SMW: As Diana Vreeland once said, the eye has to travel, but these last few months I’ve rarely been more than two blocks from my apartment. If it’s not FedEx or the grocery store, I haven’t seen it! Fortunately, I still think one of the best sources of inspiration is film. I was in my teens when I first saw Castle Howard in the Brideshead Revisited miniseries, and it wrecked me for life—that ancestral grandness is all I ever wanted in a house. Recently I’ve been watching a Hulu series called The Great about the early days of Catherine the Great. The costumes feel both period-correct and modern at the same time. It just might be inspiration for a wallpaper collection down the road.

SH: With holidays on the horizon, we’re curious how you deck your halls.
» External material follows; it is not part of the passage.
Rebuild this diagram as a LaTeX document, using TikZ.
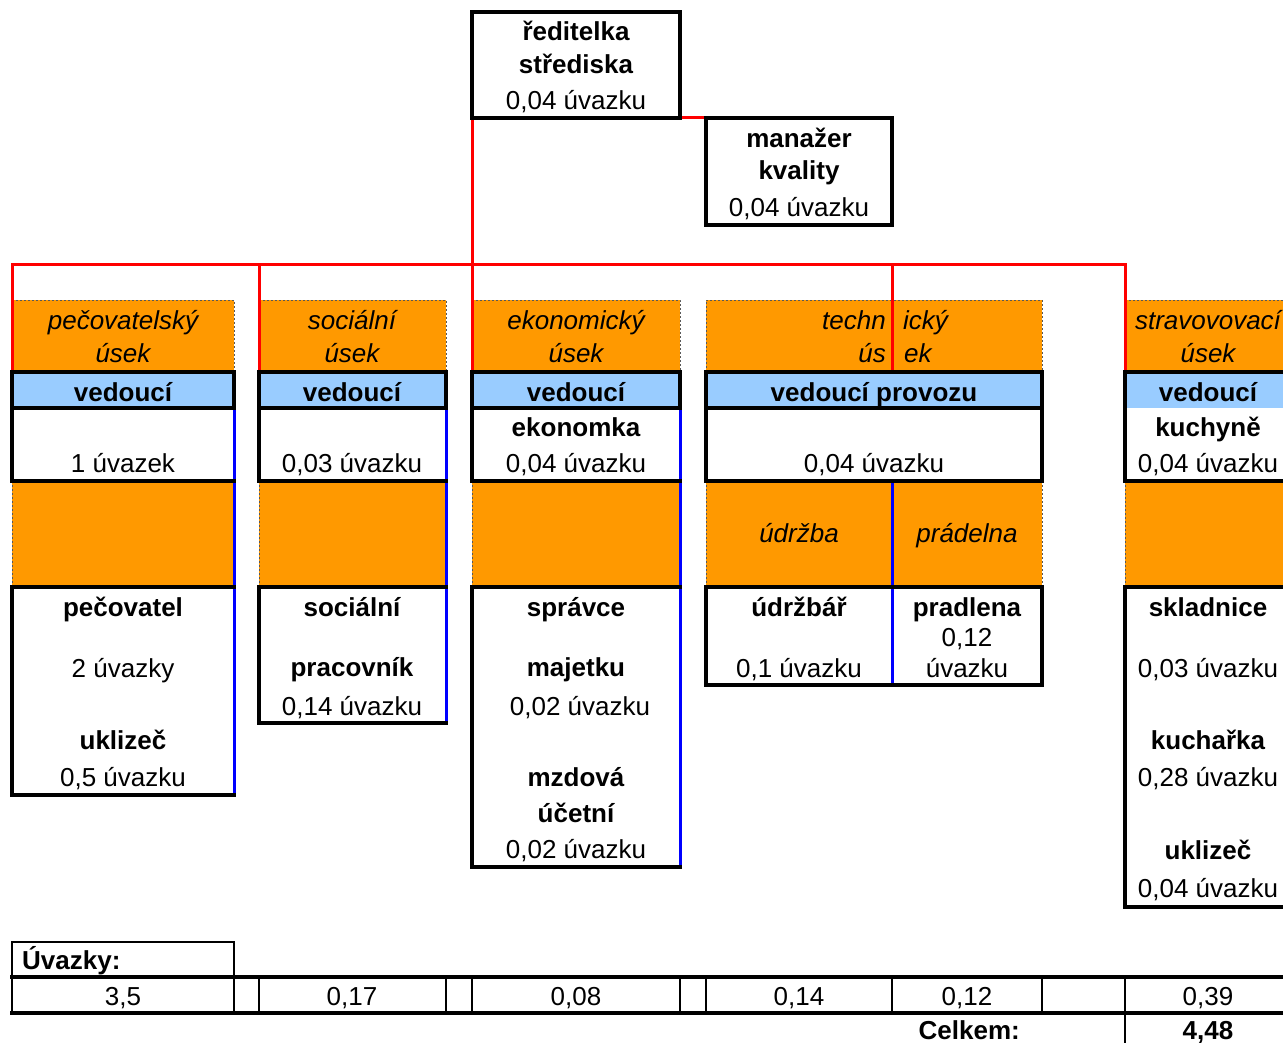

SMW: I love a repetitive motif and a good idea I can go a little crazy with. If there’s a wreath on the window, there’s going to be a wreath on every window, door, and bookcase. But I don’t like repeating myself from year to year—that’s probably a holdover from my time in retail. A couple of years ago I became obsessed with Edwardian fruit arrangements and cloved lemons and limes for about a month, and there were hundreds of them that smelled wonderful. There have certainly been times where it’s all red tartan and green magnolia, but I’m not bound by a traditional palette. One year I did turquoise and citron.

SH: How do you entertain?

SMW: In our San Francisco apartment, it was somehow easier to have a cocktail party for 60 than a sit-down dinner for eight. It’s probably going to be the same in New York. I believe in playing to your strengths as a host, and I can throw a hell of a good cocktail party. I love creating the menu with miniature versions of what I would serve at a seated dinner. Instead of a soup course, we’ll do something like a lobster bisque served in a shot glass or little shepherd’s pies for the entree. But I haven’t gotten around to planning for this year. I’m still trying to decide what color to paint the bedroom.

SH: What’s your favorite gift to give and what’s on your own wish list?

SMW: I give a lot of books. If I see an old copy of Brideshead Revisited, I’ll buy it and hang on to it for the right person or occasion. What I want for Christmas? For the apartment to be painted. Clearly, I’m obsessed.